Così nel suo ultimo biglietto: “La vita umana è breve, ma io vorrei vivere per sempre”.
Moriva quel giorno di cinquantaquattro anni fa Yukio Mishima, all’età di quarantacinque anni, nel pieno del vigore fisico. Come lui voleva, martire della bellezza. Estetica guerriera.
Moriva ma oggi è ancora lì, granitico, a consegnare alla Storia l’immagine del suo corpo privo della deturpazione del tempo, in una geometrica e metallica forma. Sì, Yukio è ancora lì nonostante tutto, lui ed il suo spirito. Ribelle. Indomito. Invictus. Che corre incontro a quel suo perenne Sole per raggiungerlo, divenendo indivisibile con esso. Questa volta con la ferma volontà di vivere. Come lui voleva. Per sempre.
La società giapponese non è diventata ‘borghese’ per la sconfitta del ’45, ma per l’ottocentesca rivoluzione (o restaurazione) Meij, che ha occidentalizzato quella dei samurai, del Bushido ecc. tanto cara a Mishima.
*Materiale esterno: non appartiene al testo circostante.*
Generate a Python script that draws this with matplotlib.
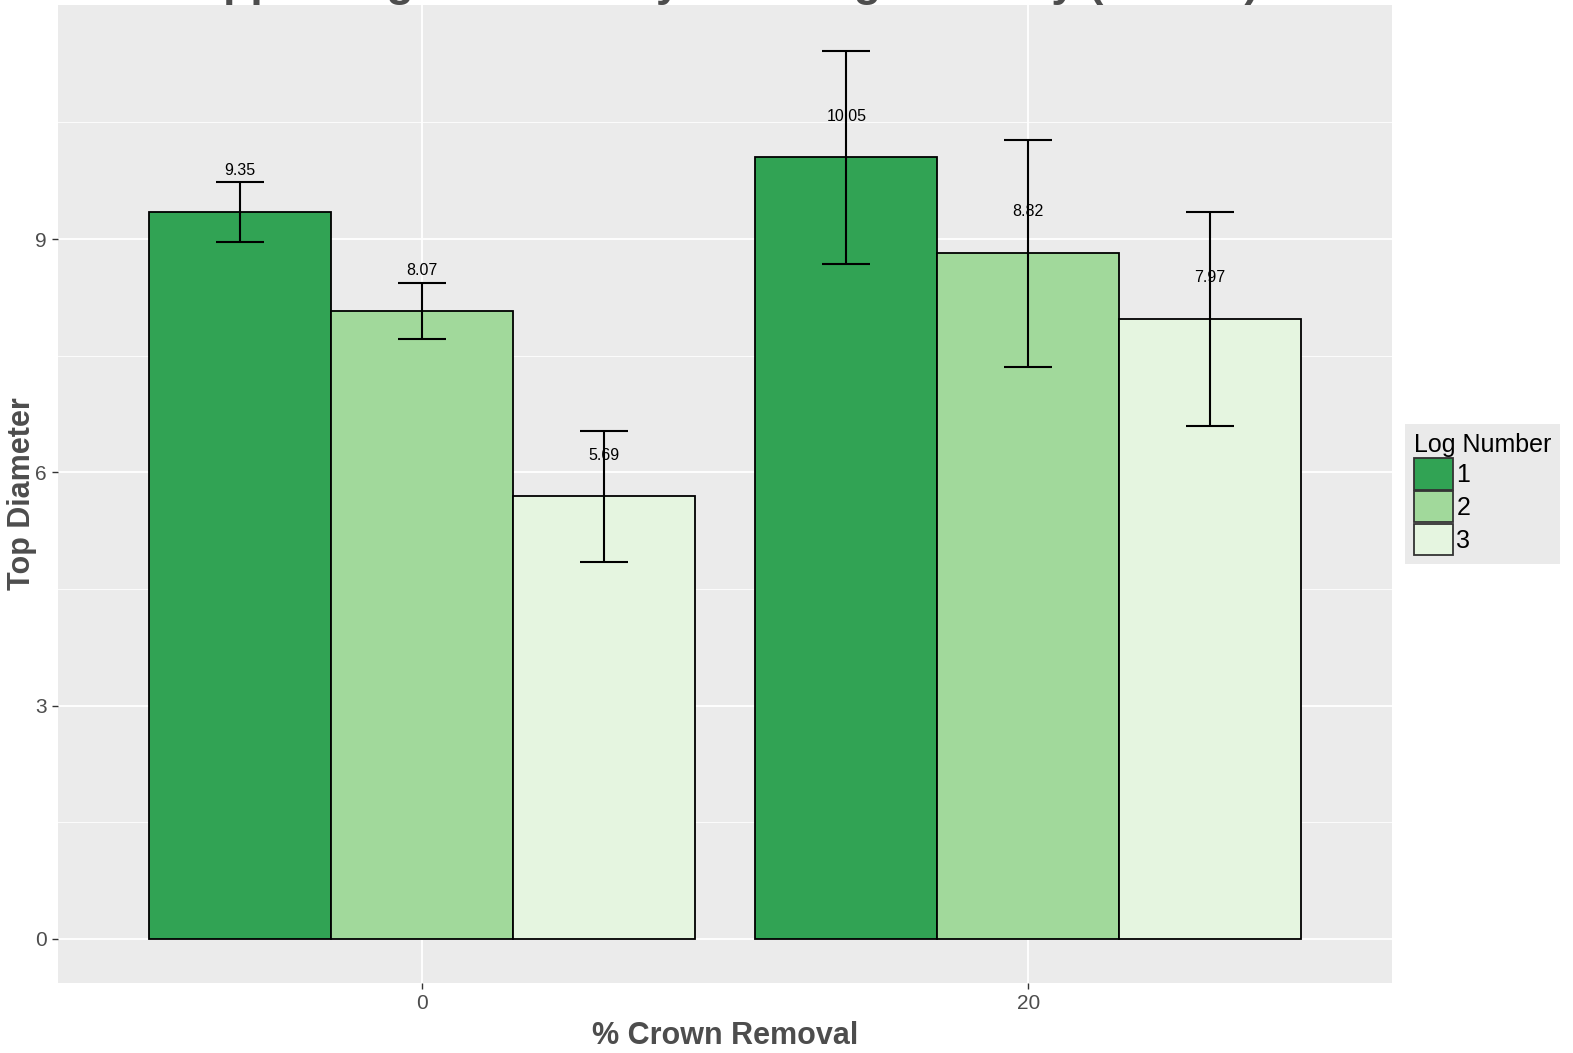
import numpy as np
import matplotlib
matplotlib.use("Agg")
from matplotlib import pyplot as plt
from matplotlib.patches import Patch

plt.rcParams['font.family'] = ['Liberation Sans', 'DejaVu Sans']

# data
crown_removal = ["0", "20"]
log_numbers = ["1", "2", "3"]
top_diameter = {
    "1": [9.35, 10.05],
    "2": [8.07, 8.82],
    "3": [5.69, 7.97],
}
diameter_se = {
    "1": [0.39, 1.37],
    "2": [0.36, 1.46],
    "3": [0.84, 1.38],
}
colors = ["#31a354", "#a1d99b", "#e5f5e0"]

fig = plt.figure(figsize=(15.73, 10.53), dpi=100)
ax = fig.add_axes([58 / 1573, 1 - 983 / 1053, (1392 - 58) / 1573, (983 - 5) / 1053])
ax.set_facecolor("#EBEBEB")

bar_width = 0.3
x = np.arange(len(crown_removal))
for i, ln in enumerate(log_numbers):
    xs = x + (i - 1) * bar_width
    ax.bar(xs, top_diameter[ln], width=bar_width, color=colors[i],
           edgecolor="black", linewidth=1.3, zorder=3)
    ax.errorbar(xs, top_diameter[ln], yerr=diameter_se[ln], fmt="none",
                ecolor="black", elinewidth=1.5, capsize=17, capthick=1.5, zorder=4)
    for xx, v in zip(xs, top_diameter[ln]):
        ax.text(xx, v + 0.53, "%.2f" % v, ha="center", va="center",
                fontsize=11.5, color="black", zorder=5)

ax.set_xlim(-0.6, 1.6)
ax.set_ylim(-0.566, 12.01)
ax.set_xticks(x)
ax.set_xticklabels(crown_removal)
ax.set_yticks([0, 3, 6, 9])
ax.set_yticks([1.5, 4.5, 7.5, 10.5], minor=True)
ax.grid(which="major", color="white", linewidth=1.3, zorder=0)
ax.grid(which="minor", color="white", linewidth=0.6, zorder=0)
ax.tick_params(which="major", length=4, width=1, color="#333333",
               labelsize=15, labelcolor="#4D4D4D", pad=4)
ax.tick_params(which="minor", length=0)
for s in ax.spines.values():
    s.set_visible(False)

ax.set_xlabel("% Crown Removal", fontsize=22, fontweight="bold", color="#4D4D4D", labelpad=6)
ax.set_ylabel("Top Diameter", fontsize=22, fontweight="bold", color="#4D4D4D")
ax.yaxis.set_label_coords(22 / 1573, 1 - 494 / 1053, transform=fig.transFigure)
ax.yaxis.label.set_va("center")

# title (cut off at top of image)
fig.text(725 / 1573, 1 + 4 / 1053, "Upper Log Diameter by Thinning Intensity (inches)",
         ha="center", va="baseline", fontsize=32, fontweight="bold", color="#4D4D4D")

handles = [Patch(facecolor=c, edgecolor="#333333", linewidth=1.3) for c in colors]
leg = fig.legend(handles, log_numbers, title="Log Number", loc="center left",
                 bbox_to_anchor=(1405 / 1573, 1 - 494 / 1053),
                 fontsize=18, title_fontsize=18, frameon=True, fancybox=False,
                 handlelength=1.55, handleheight=1.55, handletextpad=0.15,
                 labelspacing=0.06, borderpad=0.35, borderaxespad=0)
leg.get_frame().set_facecolor("#E5E5E5")
leg.get_frame().set_edgecolor("none")
leg._legend_box.align = "left"

fig.savefig("out.png", dpi=100)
Inutile far poesia, teatro ecc. sui sogni, sulle cose passate, e forse un giorno Mishima se ne è reso conto ed ha pensato al Beau Geste di stile dannunziano, in fondo, anche se D’Annunzio credeva assai meno a quel ch’egli stesso diceva e scriveva su patria ecc… (poi ci sarebbe la storia del riscatto etico per via della omosessualità, ma sarebbe un discorso forse fuorviante più che estetizzante)
Nella società feudale, quella che finisce molto più tardi che in Europa a causa dell’isolamento del Giappone, rimpianta da Mishima, c’erano samurai e bushido, ma non c’era la ‘patria’, che è sostanzialmente prodotto europeo della Rivoluzione francese e del romanticismo. Anche da noi la Patria fu un’invenzione letteraria e risorgimentale, più che un sentimento realmente diffuso e radicato. Poi sarà il sangue versato (purtroppo inutilmente) nella Grande Guerra a forgiare il grande mito degli eroi, dei caduti, dei mutilati, degli irredentisti, del Milite Ignoto ecc. La fedeltà secolare era stata per secoli verso la Chiesa (il vescovo o il parroco) ed il ‘signore’ della contingenza storica, Re, duca, conte….Pensiamo al Monferrato, a quante volte passò di mano, ad esempio…Attenzione a non confondere le cose.